Intense lobbying ahead of key vote over new milk agreement
DAIRYGOLD and disaffected dairy farmers have made their final pitches to the co-op's members ahead of next week's Special General Meeting in Mallow where a vote will be taken on a controversial new milk supply agreement.
The agreement is a contract between Dairygold and its suppliers, designed take into account the extra milk produced once the quotas are lifted in 2015. Dairygold says the agreement is essential if the co-op is to capitalise on the potential of a post-quota market.
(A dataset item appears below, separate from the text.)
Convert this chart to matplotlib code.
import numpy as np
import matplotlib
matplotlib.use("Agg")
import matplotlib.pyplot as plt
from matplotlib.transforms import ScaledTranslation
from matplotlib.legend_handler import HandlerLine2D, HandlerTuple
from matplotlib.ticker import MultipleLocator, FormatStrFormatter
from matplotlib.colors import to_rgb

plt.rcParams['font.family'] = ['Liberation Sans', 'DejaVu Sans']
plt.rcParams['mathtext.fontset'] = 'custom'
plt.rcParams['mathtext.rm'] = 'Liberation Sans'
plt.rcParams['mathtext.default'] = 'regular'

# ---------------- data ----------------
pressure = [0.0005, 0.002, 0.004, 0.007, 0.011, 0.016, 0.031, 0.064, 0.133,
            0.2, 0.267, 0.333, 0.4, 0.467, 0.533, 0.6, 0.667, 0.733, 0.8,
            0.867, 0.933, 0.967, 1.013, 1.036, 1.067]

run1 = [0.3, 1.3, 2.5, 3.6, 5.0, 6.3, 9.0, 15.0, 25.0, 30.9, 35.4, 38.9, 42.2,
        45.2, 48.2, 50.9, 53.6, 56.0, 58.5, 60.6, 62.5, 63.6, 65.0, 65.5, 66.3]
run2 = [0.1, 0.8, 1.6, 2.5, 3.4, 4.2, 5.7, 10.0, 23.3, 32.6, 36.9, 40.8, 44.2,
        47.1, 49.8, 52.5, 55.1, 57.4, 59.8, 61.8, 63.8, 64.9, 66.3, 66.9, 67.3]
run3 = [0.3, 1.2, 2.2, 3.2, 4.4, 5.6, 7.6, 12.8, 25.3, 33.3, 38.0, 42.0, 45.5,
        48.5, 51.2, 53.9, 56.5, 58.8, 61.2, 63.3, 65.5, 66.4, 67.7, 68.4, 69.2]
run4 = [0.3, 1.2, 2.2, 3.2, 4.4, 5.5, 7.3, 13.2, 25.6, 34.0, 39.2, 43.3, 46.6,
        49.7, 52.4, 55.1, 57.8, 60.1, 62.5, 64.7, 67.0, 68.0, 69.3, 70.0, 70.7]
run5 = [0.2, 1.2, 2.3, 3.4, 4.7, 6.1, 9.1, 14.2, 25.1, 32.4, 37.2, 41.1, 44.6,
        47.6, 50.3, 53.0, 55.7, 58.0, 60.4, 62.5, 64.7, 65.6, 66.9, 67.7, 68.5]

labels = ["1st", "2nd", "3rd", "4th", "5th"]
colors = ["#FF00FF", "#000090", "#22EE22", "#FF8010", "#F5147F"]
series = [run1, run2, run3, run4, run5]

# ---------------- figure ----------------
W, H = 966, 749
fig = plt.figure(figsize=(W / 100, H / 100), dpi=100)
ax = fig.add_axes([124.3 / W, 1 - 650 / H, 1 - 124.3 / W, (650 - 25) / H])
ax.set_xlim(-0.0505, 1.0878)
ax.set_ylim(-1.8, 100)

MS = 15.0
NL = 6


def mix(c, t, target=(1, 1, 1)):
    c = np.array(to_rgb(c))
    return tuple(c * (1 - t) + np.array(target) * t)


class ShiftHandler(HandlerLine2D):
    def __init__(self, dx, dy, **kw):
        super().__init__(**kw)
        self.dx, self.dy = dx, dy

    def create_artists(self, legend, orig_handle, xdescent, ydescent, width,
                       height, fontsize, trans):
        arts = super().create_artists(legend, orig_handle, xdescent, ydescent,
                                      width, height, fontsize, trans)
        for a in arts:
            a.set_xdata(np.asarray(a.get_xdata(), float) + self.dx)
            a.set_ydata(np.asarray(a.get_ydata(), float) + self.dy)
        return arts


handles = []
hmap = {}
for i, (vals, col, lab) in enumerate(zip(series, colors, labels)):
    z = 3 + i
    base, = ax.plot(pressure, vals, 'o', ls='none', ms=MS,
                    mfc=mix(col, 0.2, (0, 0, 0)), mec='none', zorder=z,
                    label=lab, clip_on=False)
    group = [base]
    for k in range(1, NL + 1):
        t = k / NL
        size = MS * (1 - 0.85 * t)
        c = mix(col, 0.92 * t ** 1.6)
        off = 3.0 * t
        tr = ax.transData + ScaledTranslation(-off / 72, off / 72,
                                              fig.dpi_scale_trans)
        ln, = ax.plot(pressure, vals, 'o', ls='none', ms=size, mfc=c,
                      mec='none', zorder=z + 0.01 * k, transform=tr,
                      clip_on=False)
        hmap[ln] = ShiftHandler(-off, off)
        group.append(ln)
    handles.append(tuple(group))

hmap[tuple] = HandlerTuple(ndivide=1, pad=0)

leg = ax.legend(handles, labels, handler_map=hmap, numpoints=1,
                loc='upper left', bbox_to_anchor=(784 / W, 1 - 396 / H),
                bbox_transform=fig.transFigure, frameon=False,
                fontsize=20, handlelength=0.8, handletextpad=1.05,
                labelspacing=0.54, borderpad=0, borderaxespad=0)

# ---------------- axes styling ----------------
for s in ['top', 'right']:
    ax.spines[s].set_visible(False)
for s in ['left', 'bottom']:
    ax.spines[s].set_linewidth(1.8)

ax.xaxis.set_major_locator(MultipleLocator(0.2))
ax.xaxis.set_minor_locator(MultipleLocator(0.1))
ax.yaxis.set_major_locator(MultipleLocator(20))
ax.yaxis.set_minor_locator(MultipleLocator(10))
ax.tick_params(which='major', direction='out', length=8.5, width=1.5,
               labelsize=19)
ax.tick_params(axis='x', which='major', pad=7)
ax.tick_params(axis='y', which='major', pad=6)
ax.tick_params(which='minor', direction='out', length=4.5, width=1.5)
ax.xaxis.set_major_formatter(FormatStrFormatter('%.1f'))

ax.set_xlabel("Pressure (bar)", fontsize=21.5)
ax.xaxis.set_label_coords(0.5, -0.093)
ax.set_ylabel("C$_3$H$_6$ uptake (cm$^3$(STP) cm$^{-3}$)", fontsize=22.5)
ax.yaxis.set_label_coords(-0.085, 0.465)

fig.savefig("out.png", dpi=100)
The Dairygold Milk Suppliers & Shareholders Group (DMSSG), who oppose the plans, are disputing Dairygold's milk production projections and claim that farmers are being asked to invest in the plan without any detailed costings or information for the expansion.
Both sides of the dispute this week issued statements outlining their arguments ahead of next Thursday's meeting.
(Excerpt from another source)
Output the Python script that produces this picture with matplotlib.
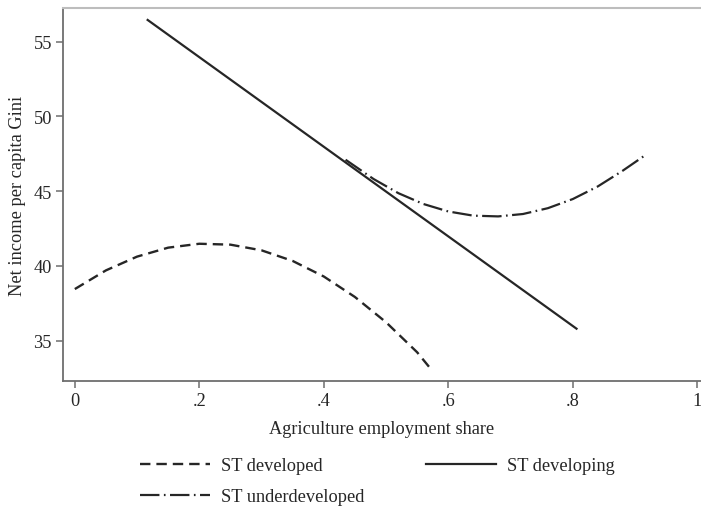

In its statement, DMSSG claimed that the forecasted milk production expected of suppliers is "very optimistic."
"France wants a post quota minimum safeguard to prevent a free for all. The EU Parliament is stating that if a support mechanism is activated (to compensate for the predicted volatile milk price) they want a levy imposed on anyone who has increased milk production by over 5%. Add to this today's austerity economic policy, the extreme weather, the ICOS warnings, the changes in Single Farm Payments, Disadvantaged Area Payments, Grants, and difficulty in borrowing money. All this may greatly alter the future expansion plans of farmers who in 2011 estimated a 62.% increase in milk output," the group claimed.
The group further accused Dairygold of not producing a detailed business plan and costings to justify the level of share-purchases and investment required of members as part of the agreement.
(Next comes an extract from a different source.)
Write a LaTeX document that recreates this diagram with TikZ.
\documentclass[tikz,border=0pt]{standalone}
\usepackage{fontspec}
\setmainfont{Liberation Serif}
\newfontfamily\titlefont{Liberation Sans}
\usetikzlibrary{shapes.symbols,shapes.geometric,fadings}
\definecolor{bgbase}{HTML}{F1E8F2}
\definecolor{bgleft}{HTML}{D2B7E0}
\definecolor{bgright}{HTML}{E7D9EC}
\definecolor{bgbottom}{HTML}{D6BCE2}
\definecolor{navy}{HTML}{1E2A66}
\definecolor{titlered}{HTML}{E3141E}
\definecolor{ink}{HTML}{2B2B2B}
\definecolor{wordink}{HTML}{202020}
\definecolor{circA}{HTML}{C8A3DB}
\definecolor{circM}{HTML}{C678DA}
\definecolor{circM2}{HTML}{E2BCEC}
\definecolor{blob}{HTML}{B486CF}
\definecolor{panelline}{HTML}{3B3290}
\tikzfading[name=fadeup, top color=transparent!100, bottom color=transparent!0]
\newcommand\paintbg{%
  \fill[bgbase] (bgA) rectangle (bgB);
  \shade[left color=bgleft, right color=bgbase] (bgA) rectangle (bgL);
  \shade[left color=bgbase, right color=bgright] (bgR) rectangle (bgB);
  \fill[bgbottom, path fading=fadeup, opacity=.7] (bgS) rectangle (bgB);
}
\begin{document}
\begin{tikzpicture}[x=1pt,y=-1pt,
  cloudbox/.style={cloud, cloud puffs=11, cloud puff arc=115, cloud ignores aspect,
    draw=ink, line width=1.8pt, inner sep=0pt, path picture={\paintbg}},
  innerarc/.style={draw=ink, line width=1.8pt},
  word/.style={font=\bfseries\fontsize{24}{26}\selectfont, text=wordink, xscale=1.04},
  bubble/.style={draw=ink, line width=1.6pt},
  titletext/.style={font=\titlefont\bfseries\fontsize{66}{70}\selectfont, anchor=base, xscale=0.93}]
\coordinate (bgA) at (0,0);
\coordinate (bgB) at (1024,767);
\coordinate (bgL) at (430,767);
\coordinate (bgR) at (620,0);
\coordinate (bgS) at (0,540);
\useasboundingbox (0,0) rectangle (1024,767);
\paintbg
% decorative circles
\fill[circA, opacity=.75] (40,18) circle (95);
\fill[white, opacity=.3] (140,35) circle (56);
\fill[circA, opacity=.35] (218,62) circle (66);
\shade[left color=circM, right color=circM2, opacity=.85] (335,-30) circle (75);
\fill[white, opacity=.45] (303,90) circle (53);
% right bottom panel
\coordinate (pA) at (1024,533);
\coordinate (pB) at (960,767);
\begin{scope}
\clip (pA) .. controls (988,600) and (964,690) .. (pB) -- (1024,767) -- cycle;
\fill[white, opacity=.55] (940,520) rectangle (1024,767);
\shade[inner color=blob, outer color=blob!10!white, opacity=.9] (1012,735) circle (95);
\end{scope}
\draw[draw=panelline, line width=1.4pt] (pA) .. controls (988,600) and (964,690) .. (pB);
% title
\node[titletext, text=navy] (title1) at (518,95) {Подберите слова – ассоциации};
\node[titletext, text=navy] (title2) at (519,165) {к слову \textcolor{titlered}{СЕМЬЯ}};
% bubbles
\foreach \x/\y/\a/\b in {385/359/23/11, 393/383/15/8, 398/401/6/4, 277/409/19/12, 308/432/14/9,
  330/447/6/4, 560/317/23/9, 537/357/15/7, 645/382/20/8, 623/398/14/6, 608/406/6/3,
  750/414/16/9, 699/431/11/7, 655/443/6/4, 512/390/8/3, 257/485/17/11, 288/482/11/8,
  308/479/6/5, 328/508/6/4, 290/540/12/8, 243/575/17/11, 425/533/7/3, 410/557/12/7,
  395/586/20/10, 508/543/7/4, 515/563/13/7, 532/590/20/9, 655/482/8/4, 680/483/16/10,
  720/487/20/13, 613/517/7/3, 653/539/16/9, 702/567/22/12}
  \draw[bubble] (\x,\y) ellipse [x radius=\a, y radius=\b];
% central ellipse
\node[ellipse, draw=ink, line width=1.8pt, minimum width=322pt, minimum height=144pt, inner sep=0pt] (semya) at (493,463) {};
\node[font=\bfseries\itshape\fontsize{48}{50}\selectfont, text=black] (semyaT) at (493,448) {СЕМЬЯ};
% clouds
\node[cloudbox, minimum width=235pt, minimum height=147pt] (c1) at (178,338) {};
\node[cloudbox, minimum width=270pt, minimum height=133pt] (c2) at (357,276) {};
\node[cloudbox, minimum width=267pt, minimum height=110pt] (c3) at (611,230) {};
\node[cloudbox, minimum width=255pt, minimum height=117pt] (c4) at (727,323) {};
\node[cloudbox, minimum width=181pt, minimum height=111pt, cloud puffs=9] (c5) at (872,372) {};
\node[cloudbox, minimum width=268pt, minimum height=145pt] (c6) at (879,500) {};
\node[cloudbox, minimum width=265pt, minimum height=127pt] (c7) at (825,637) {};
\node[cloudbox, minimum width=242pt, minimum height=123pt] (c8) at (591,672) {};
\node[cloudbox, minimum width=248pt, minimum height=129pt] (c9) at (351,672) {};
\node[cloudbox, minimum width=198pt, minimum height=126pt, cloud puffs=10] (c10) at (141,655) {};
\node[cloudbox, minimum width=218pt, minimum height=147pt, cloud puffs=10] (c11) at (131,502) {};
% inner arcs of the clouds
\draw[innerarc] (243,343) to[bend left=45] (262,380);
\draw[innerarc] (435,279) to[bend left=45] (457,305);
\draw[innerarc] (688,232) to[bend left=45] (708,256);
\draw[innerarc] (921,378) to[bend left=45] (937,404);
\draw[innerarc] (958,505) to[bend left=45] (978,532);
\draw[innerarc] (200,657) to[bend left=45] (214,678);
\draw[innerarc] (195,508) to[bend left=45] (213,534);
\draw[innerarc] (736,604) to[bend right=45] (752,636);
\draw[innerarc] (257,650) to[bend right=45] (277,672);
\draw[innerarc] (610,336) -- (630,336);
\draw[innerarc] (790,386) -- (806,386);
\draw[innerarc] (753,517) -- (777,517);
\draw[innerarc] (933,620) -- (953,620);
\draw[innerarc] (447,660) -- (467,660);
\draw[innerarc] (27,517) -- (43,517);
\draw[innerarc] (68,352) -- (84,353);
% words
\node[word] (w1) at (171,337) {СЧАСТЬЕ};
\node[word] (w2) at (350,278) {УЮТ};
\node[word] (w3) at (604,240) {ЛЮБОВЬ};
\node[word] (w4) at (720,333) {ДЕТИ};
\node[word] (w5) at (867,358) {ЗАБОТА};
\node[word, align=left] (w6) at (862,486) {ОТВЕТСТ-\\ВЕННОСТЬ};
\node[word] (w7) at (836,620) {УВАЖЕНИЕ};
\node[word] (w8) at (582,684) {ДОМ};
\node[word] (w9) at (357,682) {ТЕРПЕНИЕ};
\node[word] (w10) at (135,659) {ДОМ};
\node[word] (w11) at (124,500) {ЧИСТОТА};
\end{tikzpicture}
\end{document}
"Us farmers, like any other investor, put capital into their farms and the co-ops we are supplying in order to obtain a return towards our income. We are not shy about investing money or expanding, what concerns us is investing in a blind manner with no detailed information forthcoming from the Dairygold board as to the costings for the proposed project, the marketing of new product or the return on capital employed," the statement read.
Meanwhile, Dairygold has warned that failure to ratify the Milk Supplier Agreement would hamper capital investment in its processing, as it there would be no logic in planning expansion for an unknown amount of milk.
"Without suppliers' committed milk forecasts we could not predict what milk volumes would be delivered and we could not put the appropriate processing capacity or marketing plan in place to meet any significant growth in volumes," Dairygold said.
The co-op also said some 2,400 farmers representing over 80% of it suppliers had signed the agreement, and that scrapping the plan would leave these farmers in "legal limbo." Furthermore, it said that Dairygold has guaranteed the repayments of members' funding contributions and warned that a lack of investment would have an impact on milk prices.
"No member funding means a greater reliance on lenders, which would reduce our control over the setting of milk price and would increase milk price volatility," said the co-op.
"The Society would be unable to process all milk received over the peak period, resulting in 'distressed milk' sales to other processors, subject to their available capacity. Currently 6% of Dairygold's peak volumes are processed by third party processors in collaboration arrangements."
The vote takes place at the SGM in Dairygold, Mallow, next Thursday.